そう、なんというか、ラドラムを読んで伝わって来る核の恐怖って、どこか得体の知れない、漠然としたものに対する恐れなんです。


私は日本人で、かつて核爆弾を落とされた国の人間ですから、核攻撃の後どうなったかという事はテレビを通じて徹底的に克明に知らされています。だから逆に、米ソが報復合戦で核攻撃し合ったら地球は滅亡するだろうと短絡的に考えている。そのため感じる恐怖も死や滅亡、放射能汚染といった具体的な事象に対してに絞られ、何か得体のしれない漠然とした恐怖が全身にまとわりついて離れないといったような感じは覚えません。


そういう、得体のしれないものに覚える恐怖というのは、実はホラー的な要素を多分に含んでいます。

私がラドラム現役の時代によく見ていたのがホラー映画なのですが、なんとなくその恐怖の源泉に通じる物をラドラムの本の中から感じましたね。



もうじき「ターミネーター4」が公開されますが、そもそもの最初の「ターミネーター」はスカイネットが暴走して世界中に核爆弾の雨が降りそそぐ「審判の日」というのがキーポイントになっています。それが「2」ではサラ・コナーの感じる恐怖の源になっているわけで、全作品を通じて非常に重要な役割を担っているんですが、何故それがそこまで深い恐怖となり、結果としてサラ・コナーを突き動かす原動力になっているのかは、意外と分かってるようで分かってなかったんだなーと思ったりして。


「ターミネーター」は84年で「狂気のモザイク」は82年ですから、大体同じような時代の空気の元で制作された作品なんですよ。すごく気の重い時代だったんですね。日本人は自分達は核保有してないと思ってるので、米ソの人達に比べたら案外気楽だったのかも(いえ、そんなバカは私だけかもしれません)。



でまあ、そういう時代背景をなんとなく本で読み知っていたので「ウォッチメン」のあの世界観というのも薄々分からないではないんですね。ただ、あれは米ソの冷戦時代のことを知らない人が見たら「なんじゃ、こりゃ」だろうなあともしみじみ思いましたけれど。




さて、それで「ボーン」の話に戻りますが、「モザイク」は全体を通じてその「米ソ冷戦下における核の報復合戦の恐怖」というものが根底にあるので、それなしに作品を成立させようとするとかなり難しいと思うんですよね。シチュエーションだけならいくらでも使えますし、時代に応じて小道具や設定を変え、売りであるハイテクを駆使させる事も可能です。


ただ、「ボーン」はどうしても現代の話になりますので、そうすると国家を揺るがす程の大きい恐怖として「審判の日」レベルの核攻撃を設定するのがかなり難しい。時代を反映する恐怖は目下「核」ではなく「テロ」へスライドしてますから。

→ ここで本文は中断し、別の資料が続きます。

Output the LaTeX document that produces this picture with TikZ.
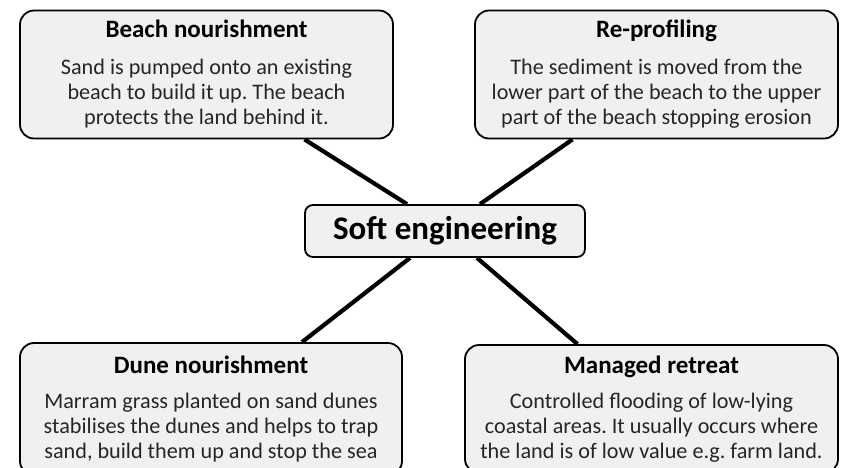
\documentclass[tikz,border=0pt]{standalone}
\usepackage{fontspec}
\setmainfont{Carlito}
\usetikzlibrary{backgrounds}

\newcommand{\cardhead}[1]{{\bfseries\fontsize{25}{26}\selectfont\color{black}#1}}

\begin{document}
\frenchspacing
\begin{tikzpicture}[
  x=1pt, y=-1pt,
  card/.style={draw=black, line width=1.8pt, rounded corners=14pt, fill=black!6,
               align=center, inner sep=0pt, text=black!85,
               font=\fontsize{22.2}{25}\selectfont},
  hub/.style={card, rounded corners=8pt, minimum width=280pt, minimum height=52pt,
              font=\fontsize{33}{36}\selectfont\bfseries, text=black},
  link/.style={line width=4.2pt, draw=black}
]
\useasboundingbox (0,0) rectangle (843,467);

% ================= centre =================
\node[hub] (soft) at (445,231) {Soft engineering};

% ================= four methods =================
\node[card, minimum width=373pt, minimum height=128pt] (beach) at (206.5,74.5)
  {\cardhead{Beach nourishment}\\[12pt]
   Sand is pumped onto an existing\\ beach to build it up. The beach\\ protects the land behind it.};
\node[card, minimum width=363pt, minimum height=128pt] (reprof) at (656.5,74.5)
  {\cardhead{Re-profiling}\\[12pt]
   The sediment is moved from the\\ lower part of the beach to the upper\\ part of the beach stopping erosion};
% bottom row runs off the lower edge
\node[card, minimum width=382pt, minimum height=132pt] (dune) at (211,409)
  {\cardhead{Dune nourishment}\\[10pt]
   Marram grass planted on sand dunes\\ stabilises the dunes and helps to trap\\ sand, build them up and stop the sea};
\node[card, minimum width=373pt, minimum height=128pt] (retreat) at (651.5,409)
  {\cardhead{Managed retreat}\\[10pt]
   Controlled flooding of low-lying\\ coastal areas. It usually occurs where\\ the land is of low value e.g. farm land.};

% ================= spokes =================
\begin{scope}[on background layer]
\draw[link] ([xshift=98pt]beach.south) -- ([xshift=-38pt]soft.north);
\draw[link] ([xshift=-84pt]reprof.south) -- ([xshift=35pt]soft.north);
\draw[link] ([xshift=91pt]dune.north) -- ([xshift=-35pt]soft.south);
\draw[link] ([xshift=-74pt]retreat.north) -- ([xshift=32pt]soft.south);
\end{scope}

\end{tikzpicture}
\end{document}
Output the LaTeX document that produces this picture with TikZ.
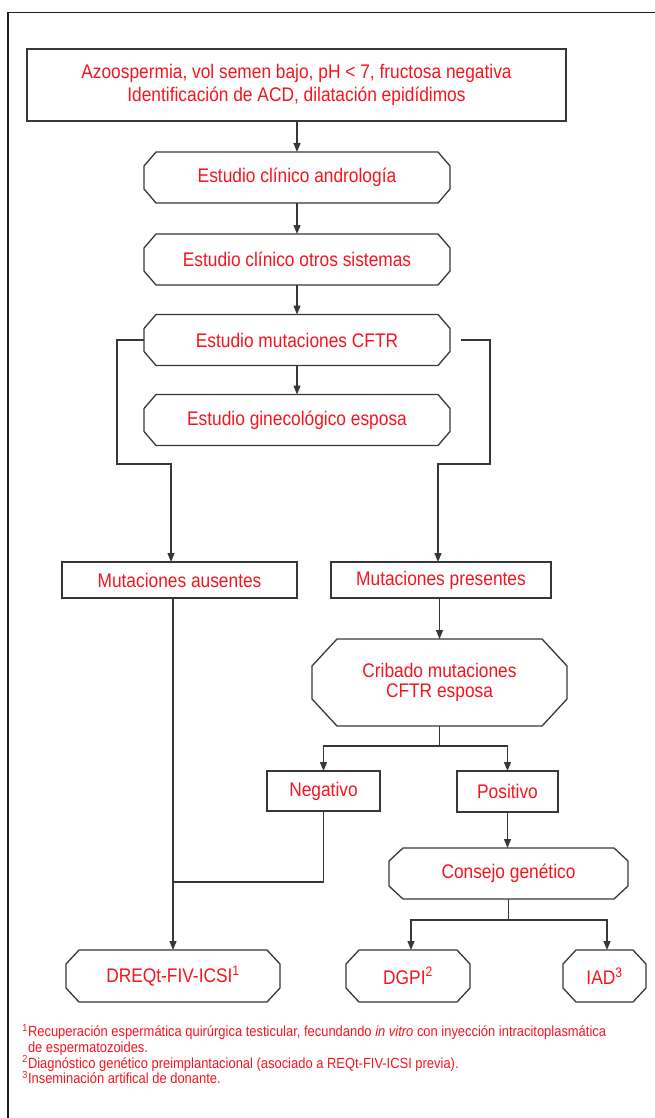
\documentclass[tikz,border=0pt]{standalone}
\usepackage{fontspec}
\setmainfont{Liberation Sans}[FakeStretch=0.88]
\usetikzlibrary{arrows.meta,calc}
\definecolor{txtred}{RGB}{245,20,30}
\definecolor{ln}{RGB}{55,55,55}
\definecolor{framecol}{RGB}{30,30,30}
\tikzset{
 boxline/.style={draw=ln,line width=1.3pt,line join=miter},
 arr/.style={draw=ln,line width=1.2pt,-{Triangle[length=9pt,width=7pt]}},
 conn/.style={draw=ln,line width=1.2pt},
 lbl/.style={text=txtred,inner sep=0pt,outer sep=0pt,align=center,font=\fontsize{19.7}{23}\selectfont},
 sqbox/.style={lbl,boxline,rectangle},
 octbox/.style={lbl,rectangle},
 fn/.style={text=txtred,inner sep=0pt,outer sep=0pt,anchor=base west,align=left,font=\fontsize{14.7}{15.5}\selectfont}
}
\newcommand\octshape[3]{%
 \draw[boxline] ([xshift=#2pt]#1.north west) -- ([xshift=-#2pt]#1.north east) -- ([yshift=-#3pt]#1.north east) -- ([yshift=#3pt]#1.south east) -- ([xshift=-#2pt]#1.south east) -- ([xshift=#2pt]#1.south west) -- ([yshift=#3pt]#1.south west) -- ([yshift=-#3pt]#1.north west) -- cycle;}
\begin{document}
\begin{tikzpicture}[x=1pt,y=-1pt]
\useasboundingbox (0,0) rectangle (655,1118);
% frame
\draw[line width=1.6pt,draw=framecol] (8,1118) -- (8,12.5) -- (655,12.5);

% nodes
\node[sqbox,minimum width=539pt,minimum height=72pt] (top) at (296.5,85)
 {Azoospermia, vol semen bajo, pH < 7, fructosa negativa\\Identificación de ACD, dilatación epidídimos};

\node[octbox,minimum width=306pt,minimum height=51pt] (o1) at (297,177.5) {Estudio clínico andrología};
\octshape{o1}{12}{14}
\node[octbox,minimum width=306pt,minimum height=51pt] (o2) at (297,259.5) {Estudio clínico otros sistemas};
\octshape{o2}{12}{14}
\node[octbox,minimum width=306pt,minimum height=51pt] (o3) at (297,340) {Estudio mutaciones CFTR};
\octshape{o3}{12}{14}
\node[octbox,minimum width=306pt,minimum height=51pt] (o4) at (297,420) {Estudio ginecológico esposa};
\octshape{o4}{12}{14}

\node[sqbox,minimum width=235pt,minimum height=36pt] (aus) at (179.5,580) {Mutaciones ausentes};
\node[sqbox,minimum width=220pt,minimum height=36pt] (pres) at (441,580) {Mutaciones presentes};

\node[octbox,minimum width=255pt,minimum height=87pt,font=\fontsize{19.7}{20}\selectfont] (crib) at (439.5,682.5) {Cribado mutaciones\\CFTR esposa};
\octshape{crib}{25}{27}

\node[sqbox,minimum width=113pt,minimum height=40pt] (neg) at (323.5,791) {Negativo};
\node[sqbox,minimum width=101pt,minimum height=41pt] (pos) at (507.5,791.5) {Positivo};

\node[octbox,minimum width=239pt,minimum height=51pt] (cons) at (508.5,873.5) {Consejo genético};
\octshape{cons}{14}{13}

\node[octbox,minimum width=214pt,minimum height=52pt] (dreqt) at (173,976) {DREQt-FIV-ICSI\textsuperscript{1}};
\octshape{dreqt}{13}{14}
\node[octbox,minimum width=124pt,minimum height=52pt] (dgpi) at (408,976) {DGPI\textsuperscript{2}};
\octshape{dgpi}{13}{14}
\node[octbox,minimum width=83pt,minimum height=52pt] (iad) at (604.5,976) {IAD\textsuperscript{3}};
\octshape{iad}{13}{14}

% connectors
\draw[arr] (top.south -| o1.north) -- (o1.north);
\draw[arr] (o1.south) -- (o2.north);
\draw[arr] (o2.south) -- (o3.north);
\draw[arr] (o3.south) -- (o4.north);

\coordinate (lj) at (117,464);
\draw[arr] (o3.west) -| (lj) -| ([xshift=-8.5pt]aus.north);
\coordinate (rs) at ($(o3.east)+(11,0)$);
\coordinate (rj) at (490,464);
\draw[arr] (rs) -| (rj) -| ([xshift=-3pt]pres.north);

\draw[arr] (aus.south -| dreqt.north) -- (dreqt.north);
\coordinate (nj) at (173,882);
\draw[conn] (neg.south) |- (nj);

\draw[arr] (pres.south -| crib.north) -- (crib.north);
\draw[arr] (crib.south) -- ++(0,20) -| (neg.north);
\draw[arr] (crib.south) -- ++(0,20) -| (pos.north);

\draw[arr] (pos.south) -- (pos.south |- cons.north);
\draw[arr] (cons.south) -- ++(0,21) -| ([xshift=3pt]dgpi.north);
\draw[arr] (cons.south) -- ++(0,21) -| ([xshift=2.5pt]iad.north);

% footnotes
\node[fn] (fn1) at (28,1052) {\llap{\textsuperscript{1}}Recuperación espermática quirúrgica testicular, fecundando \textit{in vitro} con inyección intracitoplasmática\\de espermatozoides.};
\node[fn] (fn2) at (28,1068) {\llap{\textsuperscript{2}}Diagnóstico genético preimplantacional (asociado a REQt-FIV-ICSI previa).};
\node[fn] (fn3) at (28,1083.5) {\llap{\textsuperscript{3}}Inseminación artifical de donante.};
\end{tikzpicture}
\end{document}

空から降ってくるテロの恐怖、それはもうアメリカでは具体的なものです。


私達が原爆に対して抱く恐怖と同じで、得体の知れないものではない。


人間は自分がよく知っているものに対しては、必要以上の恐怖はあまり抱かないものです。


恐怖というのは漠然としているから、正体が知れないから恐ろしい。自分の想像の中でそれはどこまでもふくらみますからね。


しかしアメリカは、もう恐怖の正体を知ってしまった。

するとその後にやることは想像を逞しくすることではなく、恐怖の源を根絶やしにすることなんですよ。


そういう状況にある時、「恐怖のモザイク」の与えてくれるスリルと同じものを映画で再現するのは難しい。


それが「恐怖のモザイク」原作でで素直にゴーサインが出ない理由なんじゃないかな、等と思ったりします。同時にラドラムの多くの本が書庫行きになってしまっているね。



しかし今読んでもラドラムはおもしろいです!

当時の最新テクノロジーが「ポケベル」だったりするのはご愛敬ですが、内容は現代にも通じる普遍性が充分ありますから。


「ボーン」でどんどん映画化して、ラドラム作品が書庫から救出される日を楽しみにしましょう。